Em Pium, o romancista relata a vida na região do garimpo, a linguagem de seus habitantes e sua psicologia. Embora obra de estréia, foi bem recebida pela crítica que nela ressaltou "o estilo olímpico e sugestivo e poderosas faculdades de observação". O escritor já mostrava a sua garra. Veio depois Bom Jesus do Pontal, narrativa sobre a destruição do lugarejo do mesmo nome pelos índios e o início da construção de Porto Nacional. A seguir, o romance Chão vermelho, no qual a grande personagem é Goiânia, cidade em formação. O quarto livro é o romance Rio Turuna, prêmio do I Concurso Literário da Universidade Federal de Goiás, editado em 1964. Depois veio o Irmão da Noite, contos, editado pela Edições Correio da Manhã, do qual se escreveu que "o autor nos entrega seu pedaço de mundo e seu punhado de humanidade, criaturas vivas respondendo ao meio e ao destino, com a paixão e a ternura que lhe conferem caráter universal". Publicou ainda o romance O perereca e mais dois livros de cunho filosófico, O grão de mostarda e A morte do homem eterno. Finalmente, saiu o romance Uma sombra no fundo do rio, editado pela José Olympio e aplaudido pela crítica nacional. Assim, dando um balanço na produção de Eli Brasiliense, vamos encontrar (não contando trabalhos esparsos e inéditos) seis romances, um livro de contos e dois de cunho filosófico, o que é uma bibliografia bastante rica para um ficcionista goiano.

Conversando com a escritora Nelly Alves de Almeida sobre Eli Brasiliense, ela afirmou encontrar na sua obra uma estrutura firme e grande unidade; contém referências históricas valiosas sobre o norte goiano; apresenta um regionalismo intelectualista, em que a linguagem é usada de acordo com o meio cultural em que vive o personagem. A paisagem humana e física e a trágica luta do homem contra o meio e as forças opressoras são muito autênticas, pois coletadas da experiência do romancista. Ele foi colher a matéria de sua ficção nas fontes que conheceu e vivenciou.

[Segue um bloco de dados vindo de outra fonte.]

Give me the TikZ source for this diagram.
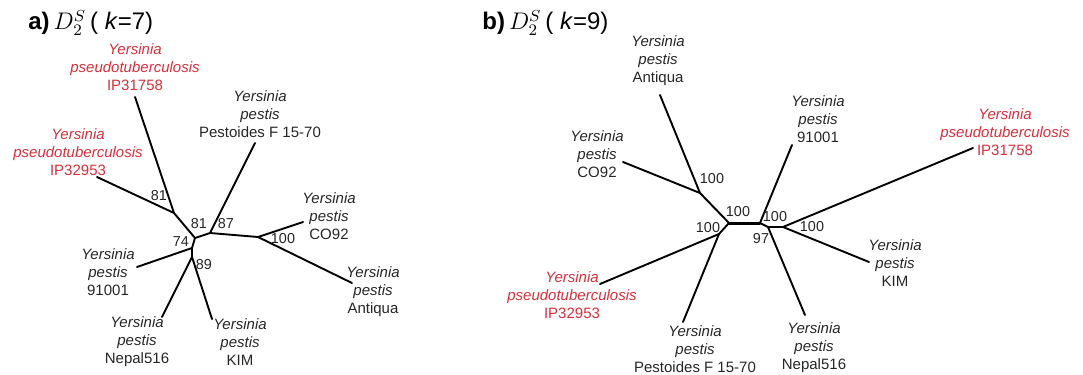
\documentclass[tikz,border=0pt]{standalone}
\usepackage{fontspec}
\setmainfont{Liberation Sans}
\definecolor{ptred}{RGB}{214,48,58}
\definecolor{txtgray}{RGB}{38,38,38}
\newcommand{\ypestis}[1]{\textit{Yersinia}\\\textit{pestis}\\#1}
\newcommand{\ypseudo}[1]{\textit{Yersinia}\\\textit{pseudotuberculosis}\\#1}
\tikzset{
  leaf/.style={align=center,inner sep=0pt,text=txtgray,font=\fontsize{7.5}{9}\selectfont},
  pseudo/.style={leaf,text=ptred},
  boot/.style={inner sep=0pt,text=txtgray,font=\fontsize{7.2}{8}\selectfont},
  branch/.style={line width=0.95pt,line cap=round},
  panel/.style={anchor=base west,inner sep=0pt,font=\fontsize{12}{14}\selectfont}
}
\begin{document}
\begin{tikzpicture}[x=0.5pt,y=-0.5pt]
\useasboundingbox (0,0) rectangle (1083,375);
% a) k=7
\node[panel] (titleA) at (28,30) {\textbf{a)}\,$D_2^S$\,( \textit{k}=7)};
\coordinate (a1) at (174,213);
\coordinate (a2) at (195,238);
\coordinate (a3) at (210,233);
\coordinate (a4) at (258,237);
\coordinate (a5) at (192,248);
\coordinate (a6) at (192,257);
\coordinate (aIP31758) at (135,97);
\coordinate (aIP32953) at (97,177);
\coordinate (aPest) at (255,143);
\coordinate (aCO92) at (303,222);
\coordinate (aAntiqua) at (352,283);
\coordinate (a91001) at (137,267);
\coordinate (aNepal) at (162,317);
\coordinate (aKIM) at (212,319);
\draw[branch] (a1) -- (aIP31758);
\draw[branch] (a1) -- (aIP32953);
\draw[branch] (a1) -- (a2) -- (a3) -- (aPest);
\draw[branch] (a3) -- (a4) -- (aCO92);
\draw[branch] (a4) -- (aAntiqua);
\draw[branch] (a2) -- (a5) -- (a91001);
\draw[branch] (a5) -- (a6) -- (aNepal);
\draw[branch] (a6) -- (aKIM);
\node[pseudo] (labIP31758a) at (135,67) {\ypseudo{IP31758}};
\node[pseudo] (labIP32953a) at (78,152) {\ypseudo{IP32953}};
\node[leaf] (labPesta) at (260,114) {\ypestis{Pestoides F 15-70}};
\node[leaf] (labCO92a) at (329,216) {\ypestis{CO92}};
\node[leaf] (labAntiquaa) at (373,292) {\ypestis{Antiqua}};
\node[leaf] (lab91001a) at (108,272) {\ypestis{91001}};
\node[leaf] (labNepala) at (137,342) {\ypestis{Nepal516}};
\node[leaf] (labKIMa) at (240,342) {\ypestis{KIM}};
\node[boot] (bsa1) at (159,196) {81};
\node[boot] (bsa2) at (199,224) {81};
\node[boot] (bsa3) at (226,224) {87};
\node[boot] (bsa4) at (283,239) {100};
\node[boot] (bsa5) at (181,242) {74};
\node[boot] (bsa6) at (204,265) {89};
% b) k=9
\node[panel] (titleB) at (482,30) {\textbf{b)}\,$D_2^S$\,( \textit{k}=9)};
\coordinate (b1) at (700,193);
\coordinate (b2) at (729,223);
\coordinate (b3) at (760,223);
\coordinate (b4) at (719,234);
\coordinate (b5) at (768,227);
\coordinate (b6) at (783,227);
\coordinate (bAntiqua) at (660,95);
\coordinate (bCO92) at (623,162);
\coordinate (bIP32953) at (600,284);
\coordinate (bPest) at (683,322);
\coordinate (b91001) at (792,145);
\coordinate (bNepal) at (805,315);
\coordinate (bIP31758) at (973,148);
\coordinate (bKIM) at (869,262);
\draw[branch] (b1) -- (bAntiqua);
\draw[branch] (b1) -- (bCO92);
\draw[branch] (b1) -- (b2);
\draw[branch,line width=1.5pt] (b2) -- (b3);
\draw[branch] (b2) -- (b4) -- (bIP32953);
\draw[branch] (b4) -- (bPest);
\draw[branch] (b3) -- (b91001);
\draw[branch] (b3) -- (b5) -- (bNepal);
\draw[branch] (b5) -- (b6) -- (bIP31758);
\draw[branch] (b6) -- (bKIM);
\node[leaf] (labAntiquab) at (658,61) {\ypestis{Antiqua}};
\node[leaf] (labCO92b) at (597,154) {\ypestis{CO92}};
\node[pseudo] (labIP32953b) at (572,295) {\ypseudo{IP32953}};
\node[leaf] (labPestb) at (695,349) {\ypestis{Pestoides F 15-70}};
\node[leaf] (lab91001b) at (818,119) {\ypestis{91001}};
\node[pseudo] (labIP31758b) at (1005,132) {\ypseudo{IP31758}};
\node[leaf] (labKIMb) at (895,263) {\ypestis{KIM}};
\node[leaf] (labNepalb) at (814,348) {\ypestis{Nepal516}};
\node[boot] (bsb1) at (712,179) {100};
\node[boot] (bsb2) at (738,212) {100};
\node[boot] (bsb3) at (708,228) {100};
\node[boot] (bsb4) at (775,217) {100};
\node[boot] (bsb5) at (761,239) {97};
\node[boot] (bsb6) at (812,227) {100};
\end{tikzpicture}
\end{document}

Bernardo Élis, analisando recentemente a obra de Eli, também nela vê uma produção vasta e coerente, atingindo o autor maior maestria, maior equilíbrio no romance Uma sombra no fundo do rio. Bernardo chama a atenção para a linguagem, na qual reside o forte de sua obra. Sabedor de nossos hábitos e costumes, de nossa linguagem, apanhou palavras e expressões típicas, que se aproximam do mais castiço português. Ele emprega expressões curiosas, inventadas, dando assim um sabor genuíno e original à sua linguagem. Do mesmo teor é a afirmação de Modesto Gomes, falando sobre Irmão da noite: Eli capta, com propriedade impressionante, toda a riqueza dialetal da região eleita para cenário de sua ficção. E depois, trabalhando com técnica de artesão consciente de seu ofício todo o material coletado, reproduz aquele linguajar de forte gosto telúrico, imprimindo-lhe os acentos de oralidade, que são, em última instância, a simbiose plena do popular com o erudito... Certas frases, por outro lado, além da maravilhosa construção, ajustam-se esplendidamente à situação considerada.

Assim, o romancista Eli Brasiliense, que é, na expressão de Waldemar Cavalcanti, a um tempo regional e universal, representa um nome digno de respeito na literatura brasileira.

A ele a minha homenagem e a minha admiração pelo trigésimo ano de sua entrada vitoriosa no mundo das letras.